Трудно понять, что означает последняя фраза. Разумеется, западные путешественники приобретали на Ближнем Востоке тексты, то бишь рукописи и другие письменные памятники, но немецкие, австрийские и другие собрания не менее важны, чем коллекции «имперских Британии и Франции». Как, интересно, можно «собрать» язык, будь то буквально или как-нибудь еще? Видимо, автор подразумевал, что, изучая арабский, англичане и французы совершали некое правонарушение, немцы же, как соучастники после события преступления, могли приступить к «доработке и усовершенствованию» научных методов только после того, как язык был присвоен британцами и французами; в таком же неравноправном положении оказались и арабы, чьим языком, наряду с мифами и идеями (как бы это ни понимать), незаконно завладели британцы и французы.
Весь приведенный пассаж не только ошибочен, но и нелеп. Он выдает прискорбное отсутствие знаний о том, чем занимаются ученые и в чем состоит наука. Не способствует душевному равновесию читателя и частое употребление столь сильных выражений, как «присвоить», «хранить под спудом», «отхватить», «разграбить» и даже «изнасиловать» применительно к росту знаний о Востоке на Западе. Похоже, что для г-на Саида науки суть продукты, количество которых конечно; Запад отхватил себе их (а также других ресурсов) львиную долю, оставив Восток не только обедневшим, но и неученым. Помимо дотоле неведомой теории познания, г-н Саид выражает столь пренебрежительное отношение к научным достижениям современных арабов, какое и не снилось его демоническим востоковедам.
Антиориентализм является по существу эпистемологией, то есть, согласно Оксфордскому словарю английского языка, «теорией или учением о методе и основах познания». В этом смысле он, как логично предположить, должен был бы иметь дело с фактами, а не с фантазиями и выдумками. Одна из самых загадочных особенностей книги г-на Саида – уникальная, одновременно самовластная и изобретательная манера обращения с фактами, на которых сей труд якобы строится. В его понимании востоковед был агентом и орудием империализма, которого знания интересовали лишь как источник власти. У арабиста, солдата, купца и государственного деятеля была общая цель – проникнуть, подчинить, управлять и эксплуатировать. Чтобы подкрепить такую интерпретацию, г-н Саид излагает пересмотренный взгляд на развитие арабистики в Британии и Франции, на развитие британского и французского влияния в арабских странах и на связь между этими двумя феноменами.

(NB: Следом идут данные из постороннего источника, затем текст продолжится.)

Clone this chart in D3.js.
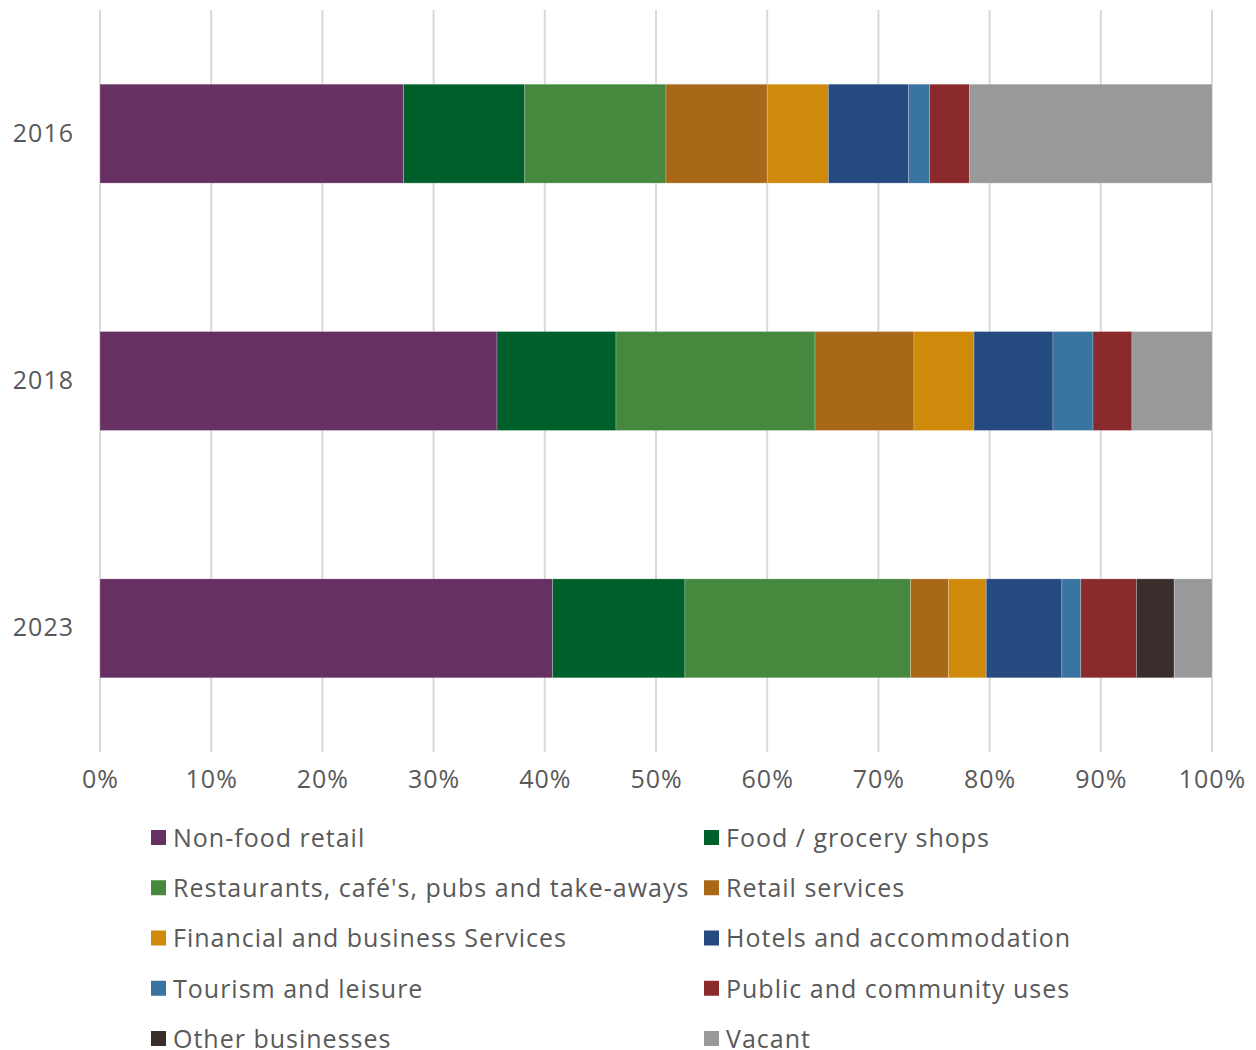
<!DOCTYPE html>
<html>
<head>
<meta charset="utf-8">
<script src="https://cdn.jsdelivr.net/npm/d3@7"></script>
<style>
  html, body { margin: 0; padding: 0; background: #ffffff; }
  svg { display: block; font-family: "Open Sans", "Lato", sans-serif; }
</style>
</head>
<body>
<svg id="chart" width="1256" height="1050"></svg>
<script>
// Town centre unit mix by survey year (% of units)
const years = ["2016", "2018", "2023"];
const categories = [
  "Non-food retail",
  "Food / grocery shops",
  "Restaurants, café's, pubs and take-aways",
  "Retail services",
  "Financial and business Services",
  "Hotels and accommodation",
  "Tourism and leisure",
  "Public and community uses",
  "Other businesses",
  "Vacant"
];
const colors = [
  "#673063", "#00602B", "#46893E", "#A96818", "#CF8A0C",
  "#254A7F", "#38749F", "#8A2A2D", "#3A2E2D", "#98999B"
];
// one row per category, one value per year
const nonFood     = [27.3, 35.7, 40.7];
const foodGrocery = [10.9, 10.7, 11.9];
const restaurants = [12.7, 17.9, 20.3];
const retailServ  = [9.1, 8.9, 3.4];
const financial   = [5.5, 5.4, 3.4];
const hotels      = [7.2, 7.1, 6.8];
const tourism     = [1.9, 3.6, 1.7];
const publicUses  = [3.6, 3.5, 5.0];
const otherBiz    = [0, 0, 3.4];
const vacant      = [21.8, 7.2, 3.4];
const seriesValues = [nonFood, foodGrocery, restaurants, retailServ, financial,
                      hotels, tourism, publicUses, otherBiz, vacant];
const xTicks = [0, 10, 20, 30, 40, 50, 60, 70, 80, 90, 100];

const textColor = "#595959";
const fontSize = 25;
const spacing = "1px";
const svg = d3.select("#chart");

const x = d3.scaleLinear().domain([0, 100]).range([100, 1212]);
const y = d3.scaleBand().domain(years).range([10, 752])
  .paddingInner(0.6).paddingOuter(0.3);

// table for stacking
const rows = years.map((yr, i) => {
  const r = { year: yr };
  categories.forEach((c, k) => { r[c] = seriesValues[k][i]; });
  return r;
});
const stacked = d3.stack().keys(categories)(rows);

// vertical gridlines
svg.append("g").selectAll("line").data(xTicks).join("line")
  .attr("x1", d => x(d)).attr("x2", d => x(d))
  .attr("y1", 10).attr("y2", 752)
  .attr("stroke", "#d9d9d9").attr("stroke-width", 2);

// stacked bars
svg.append("g").selectAll("g").data(stacked).join("g")
  .attr("fill", (d, i) => colors[i])
  .selectAll("rect").data(d => d).join("rect")
  .attr("x", d => x(d[0]))
  .attr("width", d => Math.max(0, x(d[1]) - x(d[0])))
  .attr("y", d => y(d.data.year))
  .attr("height", y.bandwidth())
  .attr("stroke", "rgba(255,255,255,0.3)")
  .attr("stroke-width", 0.75);

// x axis labels
const xAxis = d3.axisBottom(x).tickValues(xTicks).tickFormat(d => d + "%").tickSize(0).tickPadding(0);
const gx = svg.append("g").attr("transform", "translate(0,770)").call(xAxis);
gx.select(".domain").remove();
gx.selectAll("text").attr("fill", textColor).attr("font-size", fontSize)
  .attr("font-family", "'Open Sans', sans-serif").attr("letter-spacing", spacing);

// y axis labels
const yAxis = d3.axisLeft(y).tickSize(0).tickPadding(0);
const gy = svg.append("g").attr("transform", "translate(74,0)").call(yAxis);
gy.select(".domain").remove();
gy.selectAll("text").attr("fill", textColor).attr("font-size", fontSize)
  .attr("font-family", "'Open Sans', sans-serif").attr("letter-spacing", spacing);

// legend, two columns
const legendCols = [151, 704];
const legend = svg.append("g").selectAll("g").data(categories).join("g")
  .attr("transform", (d, i) => `translate(${legendCols[i % 2]},${838 + Math.floor(i / 2) * 50.25})`);
legend.append("rect")
  .attr("x", 0).attr("y", -8).attr("width", 15).attr("height", 15)
  .attr("fill", (d, i) => colors[i]);
legend.append("text")
  .attr("x", 22).attr("y", 0).attr("dy", "0.35em")
  .attr("font-size", fontSize).attr("fill", textColor)
  .attr("letter-spacing", spacing)
  .text(d => d);
</script>
</body>
</html>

Когда я впервые прочитал Orientalism, повествовательная подоплека – многочисленные аллюзии и отсылки к последовательности событий и связям между ними – привела меня в полное замешательство. Неужто г-н Саид изобрел параллельный мир, столь любимый писателями-фантастами? В то время трудно было придумать иное объяснение его издевательству над несколькими столетиями интеллектуальной и всеобщей истории. Некоторые из его ошибочных заявлений не имеют явной полемической направленности и вызваны, видимо, искренним неведением, как, например, его уверенность в том, что мусульманские войска завоевали Турцию прежде, чем Северную Африку (с. 59). С тем же успехом можно было бы считать, что гражданская война в Англии произошла до норманнского завоевания. Хотя прямого отношения к теме исследования такая датировка и не имела бы, она заронила бы серьезные сомнения в способности автора оценить работу по английской истории. Также обращается г-н Саид и со сравнительным языкознанием, осуждая немецкого философа Фридриха Шлегеля за то, что тот, «даже отбросив свой ориентализм, по-прежнему считал, будто санскрит и персидский, с одной стороны, и греческий и германский, с другой, ближе друг к другу, чем к семитским, китайским, американским или африканским языкам» (с. 98).
Еще более примечательно то, как г-н Саид подгоняет к своему тезису исторические события: «Британия и Франция господствовали в Восточном Средиземноморье с конца XVII века [sic!]» (с. 17) – то есть в то время, когда турки, правившие Восточным Средиземноморьем, только-только отступали из Австрии и Венгрии, а британские и французские купцы и путешественники могли посещать арабские страны только с разрешения султана. Омоложение британской и французской арабистики и оттеснение немецкой науки на вторые роли столь же необходимы для обоснования тезиса г-на Саида – и так же не соответствуют действительности.
Тайна параллельной вселенной г-на Саида открылась мне только через несколько лет, когда я впервые прочел замечательную книгу французского ученого Ремона Шваба под названием «Восточный Ренессанс» [108]108
Raymond Schwab, La Renaissance orientale(Paris, 1950). Английский перевод ( The Oriental Renaissance: Europe’s Rediscovery of India and the East, 1680–1880.– New York, 1984), выполненный Джин Паттерсон-Блэк и Виктором Райнкингом, настолько неточен, что пользоваться им невозможно.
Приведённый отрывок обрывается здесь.